As I reflect on thanksgiving, my mind has so many thoughts going through it. This has been a very interesting year. This year:
- I left a job I enjoyed based on faith, principle, and the need to take the limits off of myself and what God could do if I trusted Him in this area
- A loved one fell ill and God pulled a prayer I have never prayed in a fervor which I’ve seldom used to bring healing and restoration to my loved one, which is yet a life-changing new norm
- I moved, strategically, by God’s design, to be more present and intentional to the people who mean the most to me
- I started a new job that encourages me to shine my light for Jesus Christ like never before, because working with others again causes me to see me, my witness, my walk, and my weaknesses in an entirely new light. It also rekindles intercession and concern for others before God. I am being stretched and moved to be who God has created me to be
- I am coming to terms with me. My heart, mind, and body are a gift that I have been giving, that I am re-gifting to the Giver. Funny thing is, I was a little broken and he had to put me back together. To my surprise, He did it better.
In this season where the world recognizes gratitude for a day and then mass consumerism the next, I find myself stuck. I am stuck on the gratitude because as I looked around the room of my home, with my small family around me, with all our mess, and all our joy, and all our things left unsaid, I found the words to tell the most important person in the room what I needed to tell him. I was able, in my cloud of witnesses to tell God thank you.
Thank you that I am almost 30 and despite the things life threw at me I am still alive. Thank you that only two months ago I thought I may be saying goodbye to one of the men I love most, but it was not so, and he was sitting right across from me, eating a meal I made him, with a smile. Thank you that I could see my dad and my mom, still married, in my home, eating my green beans and potatoes, and enjoying them. Thank you that my healthy nieces, and supportive sister were there in my home, enjoying themselves, tearing up my couch pillows, and making me pick up macaroni and cheese off the floor. Thank you that my aunt and her son though we have differences in beliefs could feel peace, the peace that only Jesus Christ and authentic love could give, in my home. Thank you Jesus Christ for a home, and food, and lights, and gas (the kind that heated my stove), and most importantly, joy.
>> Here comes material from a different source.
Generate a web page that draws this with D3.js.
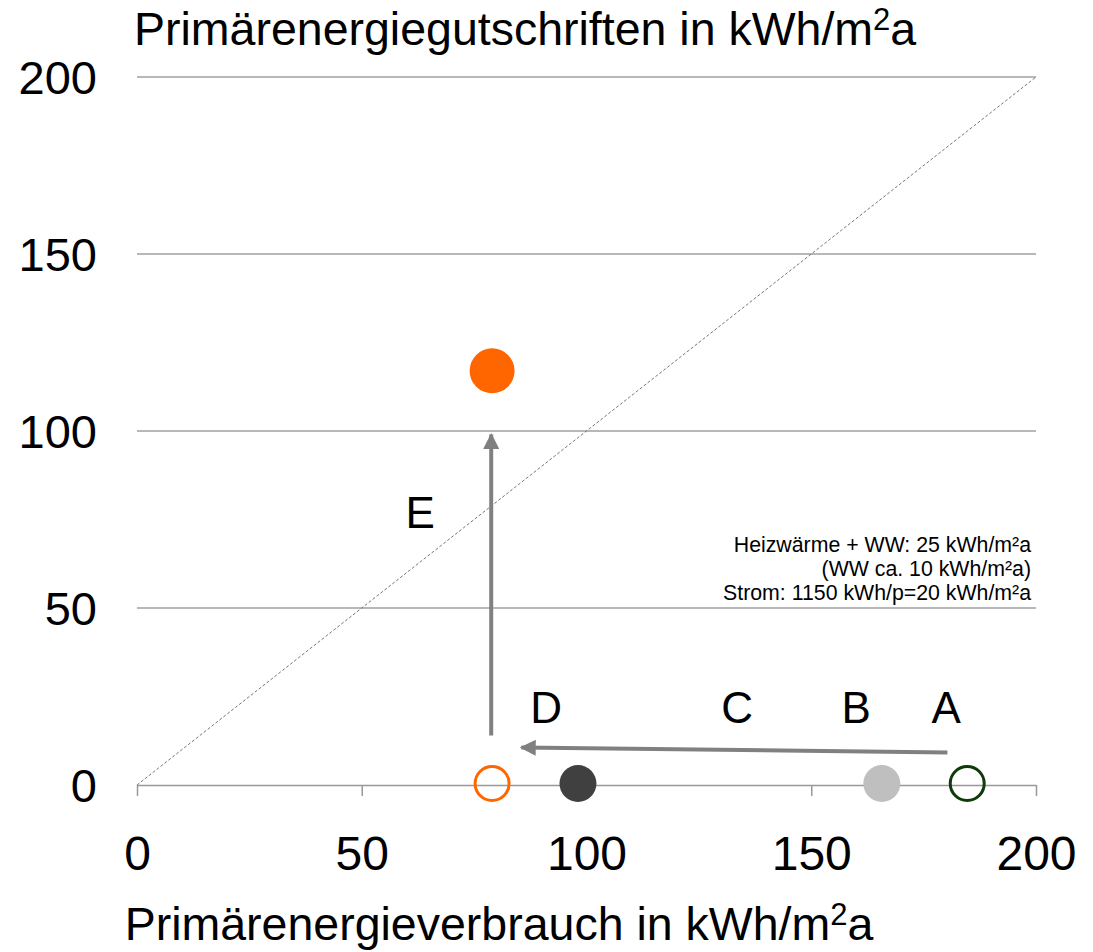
<!DOCTYPE html>
<html><head><meta charset="utf-8">
<script src="https://cdn.jsdelivr.net/npm/d3@7"></script>
<style>body{margin:0;background:#fff}</style>
</head><body>
<svg id="c" width="1093" height="952"></svg>
<script>
const xTicks = [0, 50, 100, 150, 200];
const yTicks = [0, 50, 100, 150, 200];
const gridValues = [50, 100, 150, 200];
const pointNames = ["A", "B", "C/D", "E0", "E"];
const pointX = [184.7, 165.7, 98.1, 79, 79];
const pointY = [0, 0, 0, 0, 117];
const pointFill = ["none", "#bfbfbf", "#404040", "none", "#ff6600"];
const pointStroke = ["#0f3b0a", "none", "none", "#ff6600", "none"];
const labelText = ["A", "B", "C", "D", "E"];
const labelX = [180, 160, 133.5, 91, 63];
const labelY = [22, 22, 22, 22, 77];
const arrows = [
  {x1: 180.3, y1: 9.2, x2: 85.5, y2: 10.6},
  {x1: 78.8, y1: 14, x2: 78.8, y2: 99}
];
const noteLines = ["Heizwärme + WW: 25 kWh/m²a", "(WW ca. 10 kWh/m²a)", "Strom: 1150 kWh/p=20 kWh/m²a"];

const svg = d3.select("#c");
const font = "'Liberation Sans', Arial, sans-serif";
const x = d3.scaleLinear().domain([0, 200]).range([137, 1036]);
const y = d3.scaleLinear().domain([0, 200]).range([785, 77]);

svg.append("defs").append("marker").attr("id", "ah")
  .attr("viewBox", "0 0 10 10").attr("refX", 9).attr("refY", 5)
  .attr("markerWidth", 4.5).attr("markerHeight", 4).attr("orient", "auto")
  .attr("markerUnits", "strokeWidth")
  .append("path").attr("d", "M0,0L10,5L0,10Z").attr("fill", "#808080");

svg.append("g").selectAll("line").data(gridValues).join("line")
  .attr("x1", x(0)).attr("x2", x(200))
  .attr("y1", d => y(d)).attr("y2", d => y(d))
  .attr("stroke", "#a0a0a0").attr("stroke-width", 1.3);

svg.append("line").attr("x1", x(0)).attr("y1", y(0)).attr("x2", x(200)).attr("y2", y(200))
  .attr("stroke", "#777").attr("stroke-width", 1).attr("stroke-dasharray", "3,2");

const xa = svg.append("g").attr("transform", `translate(0,${y(0)})`)
  .call(d3.axisBottom(x).tickValues(xTicks).tickSize(11).tickSizeOuter(0).tickPadding(0));
xa.select(".domain").attr("stroke", "#999").attr("stroke-width", 1.5);
xa.selectAll(".tick line").attr("stroke", "#999").attr("stroke-width", 1.5);
xa.selectAll("text").attr("font-family", font).attr("font-size", 48).attr("fill", "#000")
  .attr("y", 85).attr("dy", null);

const ya = svg.append("g").attr("transform", `translate(${x(0)},0)`)
  .call(d3.axisLeft(y).tickValues(yTicks).tickSize(0).tickPadding(40));
ya.select(".domain").remove();
ya.selectAll("text").attr("font-family", font).attr("font-size", 47).attr("fill", "#000").attr("dy", "0.35em");

svg.append("g").selectAll("line").data(arrows).join("line")
  .attr("x1", d => x(d.x1)).attr("y1", d => y(d.y1))
  .attr("x2", d => x(d.x2)).attr("y2", d => y(d.y2))
  .attr("stroke", "#808080").attr("stroke-width", 4).attr("marker-end", "url(#ah)");

svg.append("g").selectAll("circle").data(pointX.map((v, i) => i)).join("circle")
  .attr("cx", i => x(pointX[i])).attr("cy", i => y(pointY[i]) - (pointY[i] > 0 ? 0 : 1.5))
  .attr("r", i => pointY[i] > 0 ? 22.5 : (pointFill[i] === "none" ? 17 : 18.5))
  .attr("fill", i => pointFill[i])
  .attr("stroke", i => pointStroke[i])
  .attr("stroke-width", 3);

svg.append("g").selectAll("text").data(labelText).join("text")
  .attr("x", (d, i) => x(labelX[i])).attr("y", (d, i) => y(labelY[i]))
  .attr("text-anchor", "middle").attr("dy", "0.35em")
  .attr("font-family", font).attr("font-size", 44).attr("fill", "#000")
  .text(d => d);

svg.append("g").selectAll("text").data(noteLines).join("text")
  .attr("x", 1031).attr("y", (d, i) => 552 + i * 24)
  .attr("text-anchor", "end").attr("font-family", font).attr("font-size", 21.3).attr("fill", "#000")
  .text(d => d);

const t = svg.append("text").attr("x", 134).attr("y", 45).attr("font-family", font).attr("font-size", 46.5).attr("fill", "#000");
t.append("tspan").text("Primärenergiegutschriften in kWh/m");
t.append("tspan").attr("font-size", 31).attr("dy", -15).text("2");
t.append("tspan").attr("dy", 15).text("a");

const xt = svg.append("text").attr("x", 499).attr("y", 940).attr("text-anchor", "middle").attr("font-family", font).attr("font-size", 46.5).attr("fill", "#000");
xt.append("tspan").text("Primärenergieverbrauch in kWh/m");
xt.append("tspan").attr("font-size", 31).attr("dy", -15).text("2");
xt.append("tspan").attr("dy", 15).text("a");
</script>
</body></html>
I loved how I looked in a bright pink running shirt and the stretchiest leggings I could find. I loved how my house looked, clean and smelling amazing. I loved how my hair and face looked, with no makeup on and hair barely combed. I loved how my food tasted, My Elizabeth gave ma a BANGING green beans and potatoes recipe! I loved hosting thanksgiving because I was me, God was God, and we did a great job loving on my family.
So I will say, thank you Jesus Christ for being the joy of my salvation. Thank you for the opportunity to refresh other women through this blog. Thank you that you are changing me in our time together on the other side of this screen. You love me and I know it. You love me and I feel it. You love me and that makes me more confident in who I am becoming in and through You. Thank you for restoring my soul and leading me in paths of righteousness for your name’s sake. I love you.
1 Thessalonians 5:16-18 King James Version (KJV)
16 Rejoice evermore.
17 Pray without ceasing.
18 In every thing give thanks: for this is the will of God in Christ Jesus concerning you.